The political climate isn’t helping investors sleep any easier. President Trump’s open attacks on Jerome Powell—despite his insistence that Powell will serve out his term—are a reminder of how much is at stake for both the Fed’s independence and markets’ expectations. His urging for the Fed to cut rates, intermingled with wild tariff salvos, leaves businesses and households second-guessing every move.
Boston Fed President Susan Collins has tried to calm the waters, reaffirming the central bank’s readiness to support market liquidity if needed. Yet for many, memories of previous political meddling with the Fed—think back to Richard Nixon’s pressure on Arthur Burns in the 1970s—evoke caution. Those interventions ultimately prolonged inflation and sapped confidence, a lesson not lost on history-watchers today.
“The allure of gold isn’t just fear—it’s a hedge against chronic uncertainty and the all-too-familiar whiplash of unpredictable policy moves.”
This isn’t just theoretical. Pew Research indicates that barely half of Americans trust the Federal Reserve to manage inflation competently, and political volatility erodes that trust further. Where do you park wealth or pension funds when the air is thick with unpredictability? Gold—a tangible, time-tested asset—looks increasingly attractive by the day.
Gold Outperforms Equities as Tariff Jitters Roil Markets
Gold’s outperformance over the past five years is nothing short of dramatic. Since 2020, the gold ETF (GLD) has beaten the S&P 500 by a sizable 35 percentage points, according to analysis from The Kobeissi Letter. Even recent equities gains—a 17% rally in the S&P 500 since its April nadir—haven’t tarnished gold’s luster as an effective inflation hedge.

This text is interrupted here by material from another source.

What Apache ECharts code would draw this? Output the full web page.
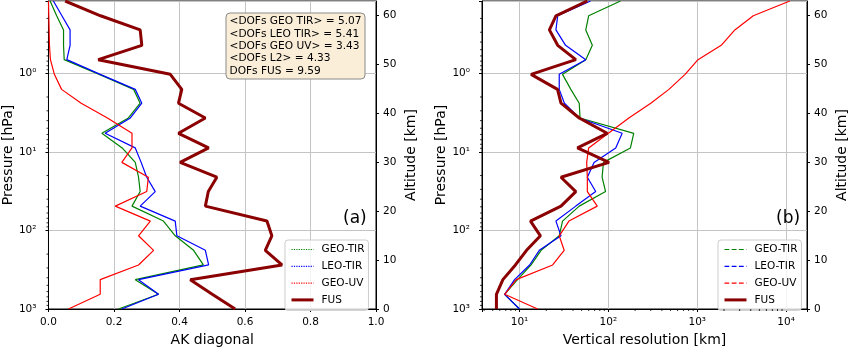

There’s a clear message in these numbers: as uncertainty proliferates, faith in classic risk assets wavers. Amid escalating trade war rhetoric, central bank buying, and persistent inflation, global investors are seeking resilience, and gold is providing it. A closer look reveals central banks themselves are accumulating gold reserves at rates not seen since the Cold War era, perhaps their own hedge against dollar weakness and political turmoil.
This new environment has also impacted related markets—silver and palladium prices climbed in gold’s wake, and even the cryptocurrency sector, with its “digital gold” narratives, has felt the ripple effect. Notably, trading in AI-driven tokens and high-frequency trading strategies are increasingly drawing cues from precious metals’ price signals. Markets are more interlinked—and more reactive—than ever.
Trade wars have always left deep scars on the global economy. From the Smoot-Hawley Tariff Act of 1930 to the 21st-century US-China chess match, the collateral damage hits workers, consumers, and supply chains hardest. With China ratcheting up its tariffs to eye-watering levels, and U.S. policymakers doubling down, investors have reason to brace for more market turbulence—and, by extension, more demand for gold.
Gold’s current trajectory is a stark referendum on U.S. policy dysfunction and global economic fragility. For progressives, the lesson should be clear: economic justice, stable policy, and international cooperation are the surest ways to keep markets and Main Street alike from seeking safety in the metaphorical bunker of bullion.